HK's stricter mortgage rules may affect sales of older homes
But analysts say QE3 launch could see prices edging up despite government measures
The Hong Kong Monetary Authority's move to tighten requirements for second mortgages is expected to slow sales of older homes but is unlikely to trigger a significant price correction, according to property agents.
Midland Realty expects the number of transactions in the secondary residential market could tumble by 11 per cent to 16,000 in the fourth quarter.
The latest mortgage lending policy would deter buying interest from investors with limited budgets while plans by developers to speed up new property launches would lure buyers away from previously owned flats.
"Home prices however will edge up 3 to 5 per cent as the third round of quantitative easing measures in the United States prompts inflation," said Buggle Lau Ka-fai, chief analyst at Midland Realty.
"It will lure capital flow into the property market as a way to hedge rising inflation."
Some flats are continuing to sell at record prices.
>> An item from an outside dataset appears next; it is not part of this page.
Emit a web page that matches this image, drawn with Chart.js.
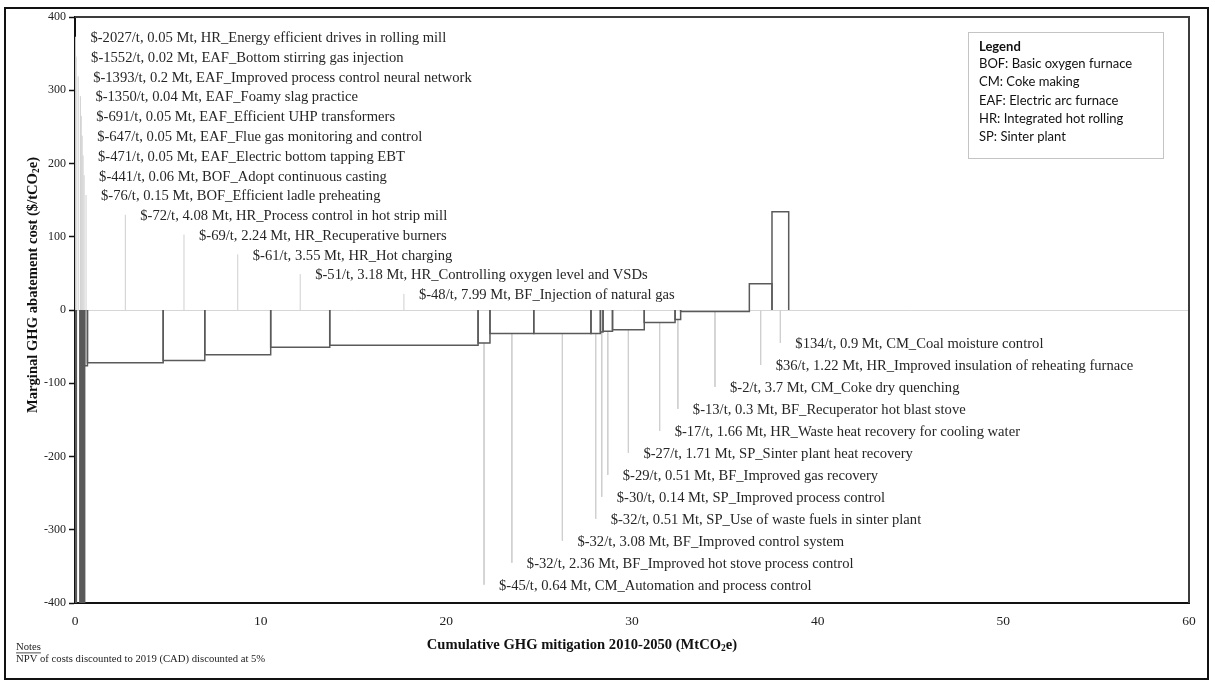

Yesterday, a 585 square foot flat in Taikoo Shing in Quarry Bay, one of the most popular residential developments, sold for HK$5.78 million, or HK$9,880 per sq ft.
Another 692 sq ft flat at Nan Fung Sun Chuen, also in Quarry Bay, changed hands for HK$5.6 million, or HK$8,092 per sq ft.
Centaline Property Agency, which handled the transactions, said both deals were record prices for units of that size in the two estates.
Because of the strong sales response from Henderson Land Development's Double Cove in Ma On Shan over the weekend,
Centaline said about 10 per cent of owners in the district either raised their asking prices for properties on sale or held back from selling in hopes of a further increase in home prices.
In the luxury home market, two flats with a total floor area of 5,219 sq ft at Regence Royale in Mid-Levels were sold for HK$139 million or HK$26,595 per sq ft, according to the Land Registry.
The buyer is Judy Lau, the sister of Jim Lau Jin-wei, the former chairman of Global Green Tech.
However, some vendors have lowered their prices or sold their flats at a loss after the government foreshadowed additional measures will be introduced if prices continue to rise.
Hong Kong Property Services Agency said a 1,636 sq ft flat at Celestial Heights in Ho Man Tin sold for HK$21 million, against the HK$25.84 million the owner paid in May 2008.
"The flat has been on the market quite some time and only secured a buyer after the launch of QE3," said Steven Yung, sales manager at Hong Kong Property Services Agency's Kowloon luxury home unit.
In addition, a 939 sq ft flat at Laguna City in Lam Tin sold for HK$6.75 million, which was below the HK$6.8 million asking price.